The crowd had little choice! From the off, Anderson was onto them, terrier-like to “get up, get up!” It felt like he grabbed everyone by the neck and gave us a good shake. Anderson was relentless in creating the atmosphere the band needed and he succeeded, as the lower tiers left their warm seats and entered the hot house at the front.
They couldn’t have had a better view – from the start to the end of the 20th song 85 minutes later, Anderson never stopped. At 55, his skills as a frontman were second to none, and while the voice isn’t what it once was (and it was never all that!), all eyes were on him.
“That man on the stage” was in the crowd, on his back, all over and most often up on the monitors at the front, a talisman whipping up the atmosphere in another huge chorus.
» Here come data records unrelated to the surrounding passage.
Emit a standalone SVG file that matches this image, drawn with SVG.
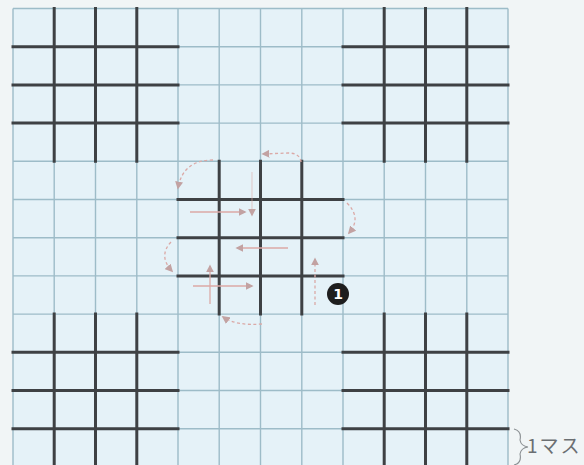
<svg xmlns="http://www.w3.org/2000/svg" width="584" height="465" viewBox="0 0 584 465">
<defs>
<style>
.thin{stroke:#9dbcc8;stroke-width:1.4;fill:none}
.thick{stroke:#3e4144;stroke-width:3;fill:none;stroke-linecap:square}
.arr{stroke:#dba9a6;stroke-width:1.3;fill:none;marker-end:url(#ah)}
.dash{stroke-dasharray:3 2.5}
</style>
<marker id="ah" viewBox="0 0 10 10" refX="8" refY="5" markerWidth="8" markerHeight="8" markerUnits="userSpaceOnUse" orient="auto">
<path d="M0,0 L10,5 L0,10 z" fill="#c2a2a2"/>
</marker>
</defs>
<rect x="0" y="0" width="584" height="465" fill="#f1f5f6"/>
<rect x="13" y="8.5" width="495" height="460" fill="#e5f2f8"/>
<g id="grid">
<path class="thin" d="M13 8.5V465M54.2 8.5V465M95.5 8.5V465M136.8 8.5V465M178 8.5V465M219.2 8.5V465M260.5 8.5V465M301.8 8.5V465M343 8.5V465M384.2 8.5V465M425.5 8.5V465M466.8 8.5V465M508 8.5V465"/>
<path class="thin" d="M13 8.5H508M13 46.7H508M13 84.9H508M13 123.1H508M13 161.3H508M13 199.5H508M13 237.7H508M13 275.9H508M13 314.1H508M13 352.3H508M13 390.5H508M13 428.7H508"/>
</g>
<g id="block-top-left">
<path class="thick" d="M54.2 8.5V161.3M95.5 8.5V161.3M136.8 8.5V161.3M13 46.7H178M13 84.9H178M13 123.1H178"/>
</g>
<g id="block-top-right">
<path class="thick" d="M384.2 8.5V161.3M425.5 8.5V161.3M466.8 8.5V161.3M343 46.7H508M343 84.9H508M343 123.1H508"/>
</g>
<g id="block-center">
<path class="thick" d="M219.2 161.3V314.1M260.5 161.3V314.1M301.8 161.3V314.1M178 199.5H343M178 237.7H343M178 275.9H343"/>
</g>
<g id="block-bottom-left">
<path class="thick" d="M54.2 314.1V466M95.5 314.1V466M136.8 314.1V466M13 352.3H178M13 390.5H178M13 428.7H178"/>
</g>
<g id="block-bottom-right">
<path class="thick" d="M384.2 314.1V466M425.5 314.1V466M466.8 314.1V466M343 352.3H508M343 390.5H508M343 428.7H508"/>
</g>
<g id="connectors">
<path class="arr dash" d="M213 160 Q183 160 178 188"/>
<path class="arr" d="M190 212 L245 212"/>
<path class="arr" d="M252 172 L252 215" stroke-opacity="0.45"/>
<path class="arr dash" d="M301 162 Q300 153 288 153 L263 154"/>
<path class="arr dash" d="M347 203 Q362 218 349 233"/>
<path class="arr" d="M288 248 L237 248"/>
<path class="arr dash" d="M171 242 Q158 256 172 271"/>
<path class="arr" d="M210 304 L210 266"/>
<path class="arr" d="M193 286 L252 286"/>
<path class="arr dash" d="M262 324 Q236 326 223 317"/>
<path class="arr dash" d="M315 305 L315 259"/>
</g>
<g id="marker-1">
<circle cx="338" cy="294" r="11" fill="#1e1e1e"/>
<text x="338" y="299" font-family="DejaVu Sans, sans-serif" font-size="14" font-weight="bold" fill="#ffffff" text-anchor="middle">1</text>
</g>
<g id="scale-label">
<path d="M514 429 Q522 431 520 440 Q521 446 528 447 Q521 448 520 454 Q522 463 514 465" stroke="#8a8f92" stroke-width="1.1" fill="none"/>
<text x="527" y="453" font-family="Noto Sans CJK JP, sans-serif" font-size="19" letter-spacing="2" fill="#6b6f72">1マス</text>
</g>
</svg>
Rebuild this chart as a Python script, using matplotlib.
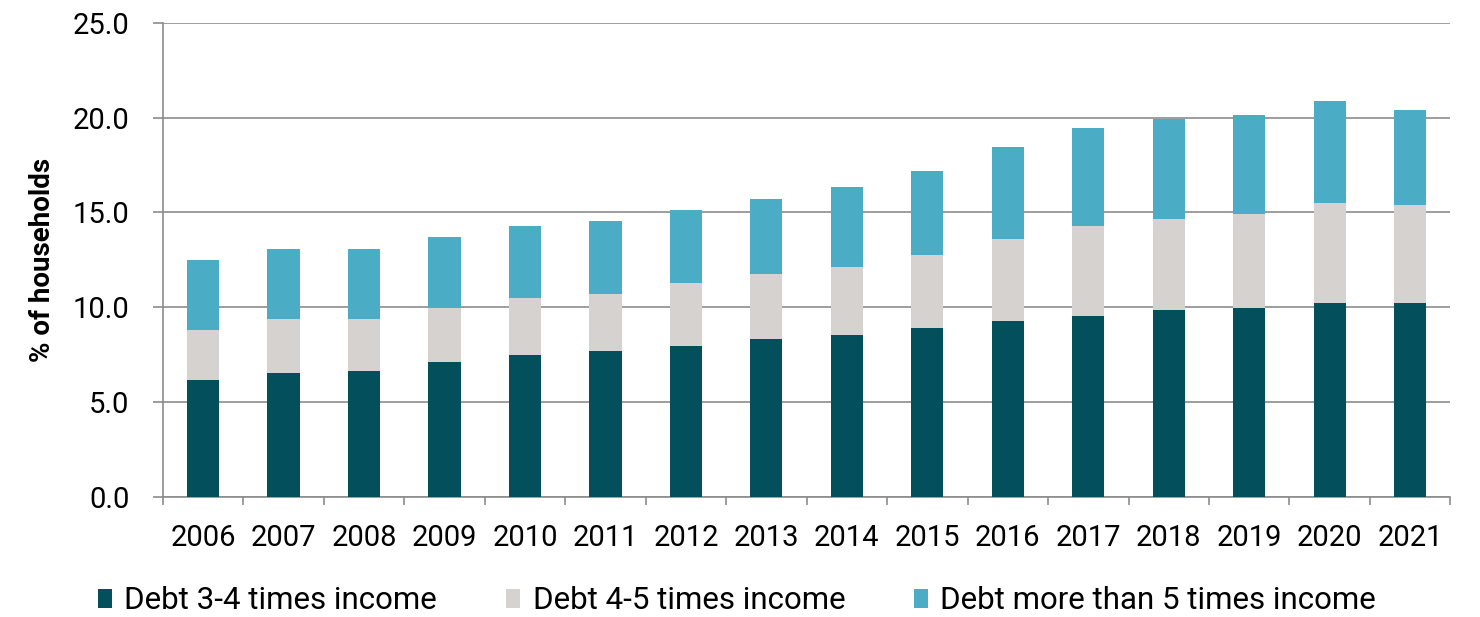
import numpy as np
import matplotlib
matplotlib.use("Agg")
import matplotlib.pyplot as plt
import matplotlib.ticker as ticker

plt.rcParams.update({
    "font.family": ["Roboto", "DejaVu Sans"],
    "font.size": 20,
})

# Data (% of households)
years = [str(y) for y in range(2006, 2022)]
debt_3_4 = [6.14, 6.51, 6.62, 7.09, 7.46, 7.70, 7.93, 8.32, 8.55, 8.89,
            9.26, 9.51, 9.86, 9.97, 10.21, 10.21]
debt_4_5_top = [8.79, 9.39, 9.39, 9.98, 10.46, 10.70, 11.30, 11.77, 12.14, 12.74,
                13.58, 14.30, 14.67, 14.89, 15.49, 15.37]
total = [12.49, 13.09, 13.09, 13.68, 14.28, 14.53, 15.14, 15.72, 16.32, 17.16,
         18.47, 19.44, 19.92, 20.16, 20.88, 20.41]
debt_4_5 = list(np.array(debt_4_5_top) - np.array(debt_3_4))
debt_5_plus = list(np.array(total) - np.array(debt_4_5_top))

labels = ["Debt 3-4 times income", "Debt 4-5 times income",
          "Debt more than 5 times income"]
colors = ["#03505C", "#D5D2CF", "#4BACC6"]
GRID = "#8C8C8C"

fig = plt.figure(figsize=(14.8, 6.17), dpi=100)
ax = fig.add_axes([0.110, 0.195, 0.870, 0.768])

x = np.arange(len(years))
w = 0.40
ax.bar(x, debt_3_4, w, color=colors[0], label=labels[0], zorder=3)
ax.bar(x, debt_4_5, w, bottom=debt_3_4, color=colors[1], label=labels[1], zorder=3)
ax.bar(x, debt_5_plus, w, bottom=debt_4_5_top, color=colors[2], label=labels[2], zorder=3)

ax.set_xlim(-0.5, len(years) - 0.5)
ax.set_ylim(0, 25)
ax.yaxis.set_major_locator(ticker.MultipleLocator(5))
ax.yaxis.set_major_formatter(ticker.FormatStrFormatter("%.1f"))
ax.grid(axis="y", color=GRID, linewidth=1.2, zorder=0)

ax.set_xticks(x, years)
ax.set_xticks(np.arange(-0.5, len(years)), minor=True)
ax.tick_params(axis="x", which="major", length=0, pad=20, labelsize=21)
ax.tick_params(axis="x", which="minor", length=6, width=1.2, color=GRID)
ax.tick_params(axis="y", length=7, width=1.2, color=GRID, pad=17, labelsize=21)

for s in ["top", "right"]:
    ax.spines[s].set_visible(False)
for s in ["left", "bottom"]:
    ax.spines[s].set_color(GRID)
    ax.spines[s].set_linewidth(1.2)

ax.set_ylabel("% of households", fontsize=20, fontweight="bold", labelpad=12)

fig.legend(loc="center", bbox_to_anchor=(0.498, 0.026), ncol=3, frameon=False,
           handlelength=0.45, handleheight=0.55, handletextpad=0.4,
           columnspacing=2.2, fontsize=22.5)

fig.savefig("out.png", dpi=100)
One of the London band’s T-shirt slogans summed it up: “Turn off your brains and yell,” it read. Sing or yell we did, pretty much throughout. Anderson made his point emphatically: rock gigs are about coming together and getting into it.
Suede are enjoying a lengthy second spell of success. Their latest album, 2022’s Autofiction, is a direct and no-nonsense punk rock record; perfect for playing live. That album got a nod or two, but this was essentially a greatest hits set, played as if it were the first or last time they would get the chance.
What of the music? With the original rhythm section of Osman and Brett Gilbert firmly in control, guitarist Richard Oakes has matured from the stripling 17-year-old asked to fill Bernard Butler’s big shoes into this riff powerhouse, his low-slung guitar providing the crunch to most of the songs.
Suede’s music is all about riffs, rhythm and playing as a unit. There’s barely a solo and nothing that isn’t absolutely vital for the song (except perhaps for Neil Codling on guitar and keyboards, who mostly alternated between looking glamorous and bored).
It was ten songs in before the intensity abated, and then only slightly and not for long. Of the two acoustic numbers, The Wild Ones was by far the best – a reminder that even louche rock bands have feelings.
The encore of Beautiful Ones, still their finest 3 minutes 50 seconds, put the cap on the night, almost tearing the roof off. Newcomers take note, if you want to own the stage, you have to mean it – so watch and learn from these masters.